And now I AM on the new website… hurrah! But here is my latest Plain Jane for those who’ve got used to reading it here… And Happy Friday!
(And greetings from Brighton, where, my friends, there has been SUN! And HOT weather. Was quite a shock to the system when I arrived….)
Council double-speak hides another waste of money
I AM sure you will be delighted to learn that Thanet District Council is carrying out a “targeted consultation with identified stakeholders within the business community, statutory organisations and key representatives from the voluntary and community sector” to ensure that their “draft action plan” setting out how the council “will deliver its regeneration priorities in partnership with other public sector organisations, the private and third sectors over the next ten years” fully reflects the “views of the people and organisations that will help to deliver it”.
This is part of the council’s new “Economic Growth and Regeneration Strategy” and will provide feedback on the “draft action plan” which is split into five areas to “reflect the priorities of the overall strategy” which will help shape the “final action plan” to be approved by the Cabinet at some date in the future.
Would you like me to translate?
What all this guff means is that yet again a lot of hot air is about to be expended on what can be done to give Thanet a kick up the jacksie.
You can view the finer details online if you’re a bit bored and tired of watching paint dry.
But we’re basically talking (I quote) Business Growth; Investing in Assets; Green Economy (whatever that will actually mean); Heritage, Culture and Visitor Economy (tourism to you and me) and Skills for Employment and Growth.
In other words, what they can do to boost the day-tripper numbers so that the whole area gets a bit more dosh spent in it and this has a good knock-on effect.

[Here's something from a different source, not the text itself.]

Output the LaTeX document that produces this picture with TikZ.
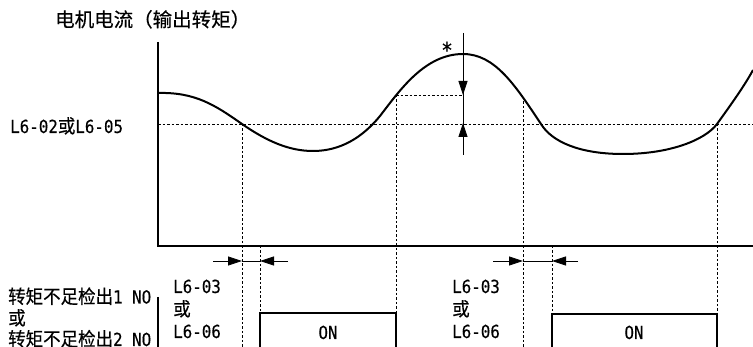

Far be it from me, a humble hack, to know anything – I lost the will to live even looking for said plan on the TDC website – but haven’t we been here before? Instead of more “consultations” (at a cost of I-dread-to-think) why not hire a decent PR company to spread the news of the joys of Thanet across the national media, or take the cheaper option and get some of the council’s many admin workers to have a go at writing such press releases themselves.
A tip for whoever wrote this one: simple words work well too…
SPEAKING of the joys of the island, how nice to see an exhibition devoted to its more pleasing corners. Scottish-born, Dutch-resident-but-confirmed-Thanet-devotee, Paul Ellis’s Coast to Coast held in the Harbour Arm Gallery in Margate, has sadly just closed, but do check out his website http://www.paulellis.nl for paintings of places you’ll recognise.
To quote Tracey Emin: “Wherever art goes, regeneration follows.” Promote the artistic endeavours TDC and the rest may take care of itself…
THANK you for all the breakfast suggestions that have come in following my last column.
These have included Angela’s Cafe in Margate, the brunch at the Churchill Tavern in Ramsgate, Quex Barn, Dalby Cafe, Yama’s Thai Cafe, Picnic Pantry Cafe and Wyatt & Jones. My son is poised for a full comparison study – I will try to waddle my way round them all in due course.
AND while I am on best breakfasts, I am also inviting nominations for worst evening fare.
Can you beat this?
There is a place in Thanet that belies the rumour that the Brits are becoming more discerning restaurant-wise.
Imagine tired décor and the air thick with eau-de-la chip-pan.
Grudging service that is added to the bill. An Italian slant to the menu but no parmesan cheese or pepper grinder. Faces pulled when one enquires.
French fries served with pasta.
No ice-cream, no cheese, no credit cards taken.
Well it won’t last, I hear you cry. Sadly, it’s been going 25 years…
Tracey Emin is forever stating that wherever art goes, regeneration follows, as if it were a fact. It’s not. Here are just a few examples the arts mafia would prefer you didn’t know about:
The Public, an arts centre in West Bromwich, which was predicted to attract 160,000 visitors a year. Cost £63 million, with £30 million from the Arts Council, dubbed the Pink Elephant and described as the “biggest arts scandal of the decade”.
Then there was Colchester’s Visual Arts Facility, derided as the “Golden Banana”, and the £26 million Rich Mix multicultural arts centre in East London.
An article in the Daily Express (unlikely to have been read by the Guardian-reading types) revealed how since 1997 more than £1 billion of public money has been doled out to crisis-hit arts projects.
Lesson: Don’t believe everything you hear, just because it is said by somebody famous!
(Loved the article, though – even while intensely jealous of your sunshine.)